Dataset extract:
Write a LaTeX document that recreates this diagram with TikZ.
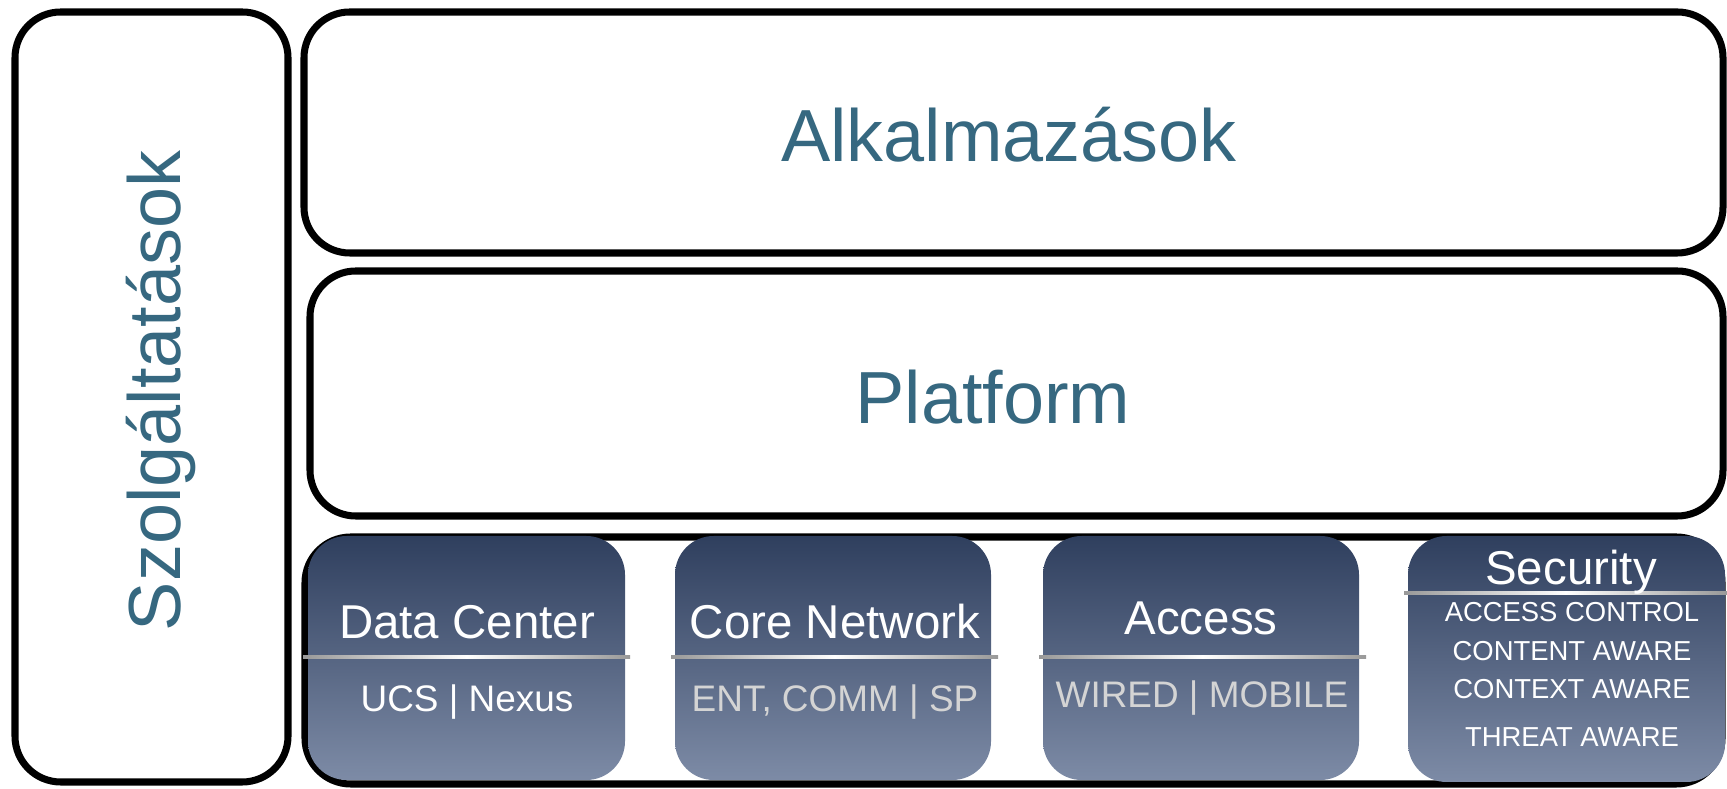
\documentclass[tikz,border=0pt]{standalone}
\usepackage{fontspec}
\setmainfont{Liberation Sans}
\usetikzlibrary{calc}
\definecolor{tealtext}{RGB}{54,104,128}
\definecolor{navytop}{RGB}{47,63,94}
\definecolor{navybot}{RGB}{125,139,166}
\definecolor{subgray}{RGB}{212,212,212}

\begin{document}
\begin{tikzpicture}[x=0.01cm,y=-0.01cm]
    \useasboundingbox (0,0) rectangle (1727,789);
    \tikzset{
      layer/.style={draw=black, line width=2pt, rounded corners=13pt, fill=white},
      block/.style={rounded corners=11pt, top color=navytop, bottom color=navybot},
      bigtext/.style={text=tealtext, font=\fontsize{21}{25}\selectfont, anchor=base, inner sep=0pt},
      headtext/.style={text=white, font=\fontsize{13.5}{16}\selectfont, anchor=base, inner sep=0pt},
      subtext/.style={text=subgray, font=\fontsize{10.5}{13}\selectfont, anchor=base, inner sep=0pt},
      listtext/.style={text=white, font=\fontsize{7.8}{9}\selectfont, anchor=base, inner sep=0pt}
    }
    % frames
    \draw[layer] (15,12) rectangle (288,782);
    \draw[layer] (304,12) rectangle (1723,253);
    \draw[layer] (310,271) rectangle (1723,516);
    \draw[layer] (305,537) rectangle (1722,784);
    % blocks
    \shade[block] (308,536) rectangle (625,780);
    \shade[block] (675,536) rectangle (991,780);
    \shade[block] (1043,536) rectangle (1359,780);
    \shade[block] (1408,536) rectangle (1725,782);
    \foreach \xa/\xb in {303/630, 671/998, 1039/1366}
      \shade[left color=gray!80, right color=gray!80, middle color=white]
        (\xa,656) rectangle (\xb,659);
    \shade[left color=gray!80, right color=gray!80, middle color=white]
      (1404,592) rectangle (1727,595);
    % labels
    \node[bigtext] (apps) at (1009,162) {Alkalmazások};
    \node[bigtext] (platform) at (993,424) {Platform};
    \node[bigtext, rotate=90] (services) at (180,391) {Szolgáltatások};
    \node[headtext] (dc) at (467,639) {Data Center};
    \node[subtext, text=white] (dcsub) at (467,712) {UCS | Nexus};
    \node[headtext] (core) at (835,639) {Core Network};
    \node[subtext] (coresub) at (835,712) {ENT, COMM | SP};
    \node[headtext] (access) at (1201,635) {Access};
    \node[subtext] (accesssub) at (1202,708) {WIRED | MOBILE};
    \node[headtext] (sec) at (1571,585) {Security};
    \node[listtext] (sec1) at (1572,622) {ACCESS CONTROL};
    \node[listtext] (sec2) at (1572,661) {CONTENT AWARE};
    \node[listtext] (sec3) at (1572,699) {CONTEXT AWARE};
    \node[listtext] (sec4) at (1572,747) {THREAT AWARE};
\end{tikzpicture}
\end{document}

Problem statement:
Give the material again exactly as it is, but keep the pictures out.

Full response:
Write a LaTeX document that recreates this diagram with TikZ.
\documentclass[tikz,border=0pt]{standalone}
\usepackage{fontspec}
\setmainfont{Liberation Sans}
\usetikzlibrary{calc}
\definecolor{tealtext}{RGB}{54,104,128}
\definecolor{navytop}{RGB}{47,63,94}
\definecolor{navybot}{RGB}{125,139,166}
\definecolor{subgray}{RGB}{212,212,212}

\begin{document}
\begin{tikzpicture}[x=0.01cm,y=-0.01cm]
    \useasboundingbox (0,0) rectangle (1727,789);
    \tikzset{
      layer/.style={draw=black, line width=2pt, rounded corners=13pt, fill=white},
      block/.style={rounded corners=11pt, top color=navytop, bottom color=navybot},
      bigtext/.style={text=tealtext, font=\fontsize{21}{25}\selectfont, anchor=base, inner sep=0pt},
      headtext/.style={text=white, font=\fontsize{13.5}{16}\selectfont, anchor=base, inner sep=0pt},
      subtext/.style={text=subgray, font=\fontsize{10.5}{13}\selectfont, anchor=base, inner sep=0pt},
      listtext/.style={text=white, font=\fontsize{7.8}{9}\selectfont, anchor=base, inner sep=0pt}
    }
    % frames
    \draw[layer] (15,12) rectangle (288,782);
    \draw[layer] (304,12) rectangle (1723,253);
    \draw[layer] (310,271) rectangle (1723,516);
    \draw[layer] (305,537) rectangle (1722,784);
    % blocks
    \shade[block] (308,536) rectangle (625,780);
    \shade[block] (675,536) rectangle (991,780);
    \shade[block] (1043,536) rectangle (1359,780);
    \shade[block] (1408,536) rectangle (1725,782);
    \foreach \xa/\xb in {303/630, 671/998, 1039/1366}
      \shade[left color=gray!80, right color=gray!80, middle color=white]
        (\xa,656) rectangle (\xb,659);
    \shade[left color=gray!80, right color=gray!80, middle color=white]
      (1404,592) rectangle (1727,595);
    % labels
    \node[bigtext] (apps) at (1009,162) {Alkalmazások};
    \node[bigtext] (platform) at (993,424) {Platform};
    \node[bigtext, rotate=90] (services) at (180,391) {Szolgáltatások};
    \node[headtext] (dc) at (467,639) {Data Center};
    \node[subtext, text=white] (dcsub) at (467,712) {UCS | Nexus};
    \node[headtext] (core) at (835,639) {Core Network};
    \node[subtext] (coresub) at (835,712) {ENT, COMM | SP};
    \node[headtext] (access) at (1201,635) {Access};
    \node[subtext] (accesssub) at (1202,708) {WIRED | MOBILE};
    \node[headtext] (sec) at (1571,585) {Security};
    \node[listtext] (sec1) at (1572,622) {ACCESS CONTROL};
    \node[listtext] (sec2) at (1572,661) {CONTENT AWARE};
    \node[listtext] (sec3) at (1572,699) {CONTEXT AWARE};
    \node[listtext] (sec4) at (1572,747) {THREAT AWARE};
\end{tikzpicture}
\end{document}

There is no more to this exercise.